Demikianlah salahsatu efek jika guru
tidak berupaya melek teknologi. Beberapa faktor penyebab guru tidak serius dalam mengembangkan kompetensi
dalam penguasaan teknologi adalah ;
1. Guru
menganggap tidak perlu mengajar dengan memanfaatkan IT karena yang terpenting
adalah mempersiapkan siswa mendapat nilai ujian yang baik.
2. Beberapa
guru tidak mampu membeli peralatan komputer seperti Laptop.
3. Mengajar
dengan teknologi atau tidak, gaji yang
dibawa pulang tiap bulan tetap sama saja.
4. Masih
ada pikiran bahwa media sosial dan komputer adalah media untuk bersenang-senang
sedangkan mengajar mesti mesti dengan buku dan metode ceramah
5. Banyak
guru yang punya fasilitas seperti laptop dan smartphone tapi tidak tahu cara
memanfaatkannya.
Persoalan
diatas dapat diatas dengan beberpa cara berikut
1. Kepala
sekolah memasukkan poin pemanfaatan IT dalam suvervisi sekolah.
2. Guru
berupaya menabung untuk membeli fasilitas seperti Laptop.
3. Guru
tidak kaku dalam pembelajaran yang monoton pada metode ceramah, tapi mencoba
menggunakan media pembelajaran berbasis teknologi karena hal tersebut
menyenangkan dalam pembelajaran.
4. Guru
berupaya update tentang informasi
pelatihan – pelatihan guru. Sudah banyak pelatihan guru yang bisa diikuti guru
di era ini, bahkan tidak jarang tersedia pelatihan On line atau offline yang
dilaksanakan oleh berbagai pihak seperti Ikatan Guru Indonesia (IGI).

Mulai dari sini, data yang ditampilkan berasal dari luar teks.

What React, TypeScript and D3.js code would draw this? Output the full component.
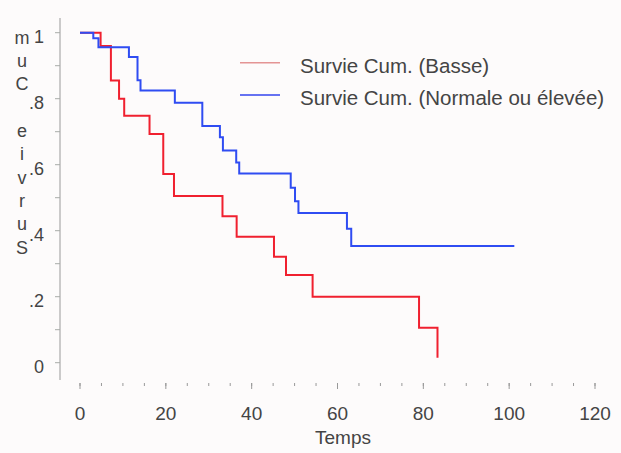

Kesimpulannya, untuk mencetak generasi atau peserta didik yang melek
teknologi maka guru yang harus memberikan keteladanan. Peserta didik akan
semakin siap menghadapai era Revolusi industri 4.0 jika semua guru
memperlihatkan ketekunananya dalam pemanfaatan teknologi. Akan fatal jika guru
tetap berada si zona nyaman yang tidak mau berhubungan dengan dunia teknologi
sebab bangsa kita akan semakin tertinggal. Badan Pusat Statistik (BPS) merilis
perkembangan pembangunan teknologi informasi dan komunikasi di Indonesia tahun
2016. Hasilnya, peringkat Indonesia
berada di urutan 111 dari 176 negara dengan indeks sebesar 4,34. Hasil tersebut
dapat diperbaiki dengan merevolusi dunia pendidikan dari guru gagap teknologi ke guru Melek teknologi.